Can it be prevented?
How is it treated?
Why does it matter to women? (Including differences related to sex, race, and ethnicity)
Questions to ask your physician and healthcare team
Pearls of wisdom from clinical experts
TAKING CARE OF YOU focuses on activities women can do everyday — like eating well, sleeping and exercising — and how to effectively engage in these pillars of health to take better care of themselves.
Taking Care of You is an easy-to-use and accessible guide to be shared between mother and daughter, sister, aunt, and grandmother — an essential resource for every woman, and those who love her.
About the Author
Mary I. O'Connor, MD is an orthopedic surgeon, health equity leader, and healthcare entrepreneur. She is co-founder and Chief Medical Officer of Vori Health, a virtual medical company with a mission to empower all humanity to lead its healthiest life. After a distinguished career at Mayo Clinic where Dr. O’Connor was awarded Professor Emerita status, she went on to lead the development of Yale’s Center for Musculoskeletal Care and was Professor of Orthopaedics and Rehabilitation at Yale School of Medicine. A passionate advocate for health equity, Dr. O’Connor has led the national non-profit coalition, Movement is Life, since its inception in 2010 to eliminate musculoskeletal health disparities. A graduate of Yale University, Dr.
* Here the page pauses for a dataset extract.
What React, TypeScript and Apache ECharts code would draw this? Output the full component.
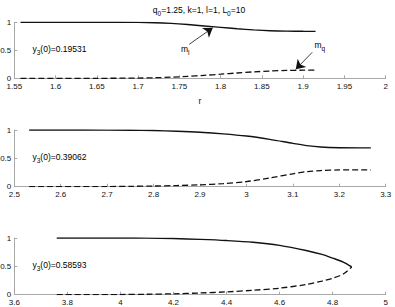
import React, { useEffect, useRef } from "react";
import * as echarts from "echarts";

// ---- data ----
const p1Solid: [number, number][] = [
  [1.5575, 1], [1.65, 1], [1.7, 0.998], [1.72, 0.993], [1.74, 0.98], [1.76, 0.96],
  [1.78, 0.935], [1.8, 0.91], [1.82, 0.885], [1.84, 0.865], [1.86, 0.85],
  [1.88, 0.842], [1.9, 0.839], [1.915, 0.838],
];
const p1Dashed: [number, number][] = [
  [1.5575, 0], [1.65, 0], [1.7, 0.004], [1.72, 0.01], [1.74, 0.02], [1.76, 0.035],
  [1.78, 0.053], [1.8, 0.073], [1.82, 0.095], [1.84, 0.115], [1.86, 0.13],
  [1.88, 0.14], [1.9, 0.145], [1.915, 0.146],
];
const p2Solid: [number, number][] = [
  [2.532, 1], [2.65, 1], [2.75, 0.995], [2.8, 0.99], [2.85, 0.978], [2.9, 0.96],
  [2.95, 0.932], [3.0, 0.893], [3.05, 0.835], [3.1, 0.765], [3.13, 0.725],
  [3.16, 0.7], [3.2, 0.688], [3.268, 0.685],
];
const p2Dashed: [number, number][] = [
  [2.532, 0], [2.7, 0.002], [2.75, 0.006], [2.8, 0.012], [2.85, 0.02], [2.9, 0.033],
  [2.95, 0.055], [3.0, 0.09], [3.05, 0.155], [3.1, 0.228], [3.13, 0.265],
  [3.16, 0.285], [3.2, 0.295], [3.268, 0.297],
];
const p3Solid: [number, number][] = [
  [3.76, 1], [4.0, 1], [4.1, 0.997], [4.2, 0.99], [4.3, 0.975], [4.4, 0.955],
  [4.5, 0.925], [4.6, 0.87], [4.7, 0.78], [4.76, 0.71], [4.8, 0.645],
  [4.84, 0.575], [4.872, 0.49],
];
const p3Dashed: [number, number][] = [
  [3.76, 0], [4.0, 0.003], [4.1, 0.008], [4.2, 0.016], [4.3, 0.03], [4.4, 0.05],
  [4.5, 0.078], [4.6, 0.115], [4.7, 0.18], [4.76, 0.24], [4.8, 0.29],
  [4.84, 0.365], [4.872, 0.49],
];
const xRanges = [
  { min: 1.55, max: 2, interval: 0.05 },
  { min: 2.5, max: 3.3, interval: 0.1 },
  { min: 3.6, max: 5, interval: 0.2 },
];
const y3Values = ["0.19531", "0.39062", "0.58593"];
const arrowMl: [number, number][] = [[1.762, 0.607], [1.7905, 0.904]];
const arrowMq: [number, number][] = [[1.911, 0.464], [1.891, 0.16]];

const FONT = "Liberation Sans, Arial, Helvetica, sans-serif";
const AXIS_COLOR = "#a8a8a8";

export default function App() {
  const ref = useRef<HTMLDivElement>(null);
  useEffect(() => {
    if (!ref.current) return;
    const chart = echarts.init(ref.current, null, { renderer: "svg" });
    const gridTops = [22.3, 130, 238];
    const gridHeights = [56, 56.7, 56.7];
    const grids = gridTops.map((t, i) => ({
      left: 14.3,
      right: 9.3,
      top: t,
      height: gridHeights[i],
      containLabel: false,
      outerBoundsMode: "none",
    }));
    const xAxes = xRanges.map((r, i) => ({
      type: "value",
      gridIndex: i,
      min: r.min,
      max: r.max,
      interval: r.interval,
      name: i === 0 ? "r" : "",
      nameLocation: "middle",
      nameGap: 18,
      nameTextStyle: { fontFamily: FONT, fontSize: 8.5, color: "#111" },
      axisLine: { show: true, lineStyle: { color: AXIS_COLOR, width: 1 } },
      axisTick: { show: true, inside: true, length: 3, lineStyle: { color: AXIS_COLOR } },
      splitLine: { show: false },
      axisLabel: {
        fontFamily: FONT,
        fontSize: 8,
        color: "#111",
        margin: 4,
        formatter: (v: number) => String(+v.toFixed(2)),
      },
    }));
    const yAxes = [0, 1, 2].map((i) => ({
      type: "value",
      gridIndex: i,
      min: 0,
      max: 1,
      interval: 0.5,
      axisLine: { show: true, lineStyle: { color: AXIS_COLOR, width: 1 } },
      axisTick: { show: true, inside: true, length: 3, lineStyle: { color: AXIS_COLOR } },
      splitLine: { show: false },
      axisLabel: {
        fontFamily: FONT,
        fontSize: 8,
        color: "#111",
        margin: 3,
        formatter: (v: number) => String(+v.toFixed(2)),
      },
    }));
    const solid = (data: [number, number][], i: number) => ({
      type: "line",
      xAxisIndex: i,
      yAxisIndex: i,
      data,
      showSymbol: false,
      smooth: 0.3,
      lineStyle: { color: "#111", width: 1.4 },
      silent: true,
    });
    const dashed = (data: [number, number][], i: number) => ({
      type: "line",
      xAxisIndex: i,
      yAxisIndex: i,
      data,
      showSymbol: false,
      smooth: 0.3,
      lineStyle: { color: "#111", width: 1.3, type: [6, 3] },
      silent: true,
    });
    const richBase = {
      a: { fontFamily: FONT, fontSize: 8.5, color: "#111" },
      s: { fontFamily: FONT, fontSize: 6.5, color: "#111", padding: [7, 0, 0, 0] },
    };
    const y3Y = [49, 157, 265];
    const graphic: any[] = [
      {
        type: "text",
        x: 199,
        y: 10,
        style: {
          text: "{a|q}{s|0}{a|=1.25, k=1, l=1, L}{s|0}{a|=10}",
          rich: richBase,
          align: "center",
          verticalAlign: "middle",
        },
      },
      ...y3Values.map((v, i) => ({
        type: "text",
        x: 32.5,
        y: y3Y[i],
        style: {
          text: `{a|y}{s|3}{a|(0)=${v}}`,
          rich: richBase,
          align: "left",
          verticalAlign: "middle",
        },
      })),
      {
        type: "text",
        x: 181,
        y: 49,
        style: { text: "{a|m}{s|l}", rich: richBase, align: "left", verticalAlign: "middle" },
      },
      {
        type: "text",
        x: 314.5,
        y: 45,
        style: { text: "{a|m}{s|q}", rich: richBase, align: "left", verticalAlign: "middle" },
      },
    ];
    chart.setOption({
      animation: false,
      backgroundColor: "#fff",
      grid: grids,
      xAxis: xAxes,
      yAxis: yAxes,
      series: [
        solid(p1Solid, 0),
        dashed(p1Dashed, 0),
        solid(p2Solid, 1),
        dashed(p2Dashed, 1),
        solid(p3Solid, 2),
        dashed(p3Dashed, 2),
        {
          type: "lines",
          coordinateSystem: "cartesian2d",
          xAxisIndex: 0,
          yAxisIndex: 0,
          symbol: ["none", "arrow"],
          symbolSize: 9,
          silent: true,
          lineStyle: { color: "#111", width: 0.8, opacity: 1 },
          data: [{ coords: arrowMl }, { coords: arrowMq }],
        },
      ],
      graphic,
    });
    return () => chart.dispose();
  }, []);
  return <div ref={ref} style={{ width: 395, height: 307, position: "absolute", left: 0, top: 0 }} />;
}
O’Connor obtained her medical degree from Drexel University College of Medicine and completed her orthopedic residency and fellowship at Mayo Clinic in Rochester, MN.
Kanwal L Haq, MS is a medical anthropologist, community organizer, and non-profit consultant. She leads the NYC women’s health programs at the Arnhold Institute for Global Health at Mount Sinai’s Icahn School of Medicine. As an applied-research scientist, Kanwal specializes in community-based participatory research and implementation science focused on health and education. A fierce advocate for systems-level change, Kanwal has worked on several initiatives to build more effective, efficient, and equitable systems of care for women across the world. Prior to joining Icahn School of Medicine, Kanwal worked at Yale School of Medicine, and completed fellowships at the United Nations, Americorps, and The University Teaching Hospital in Kigali, Rwanda. Kanwal completed her B.S. in biological sciences from the University of Missouri and her M.S. in medical anthropology from Boston University School of Medicine.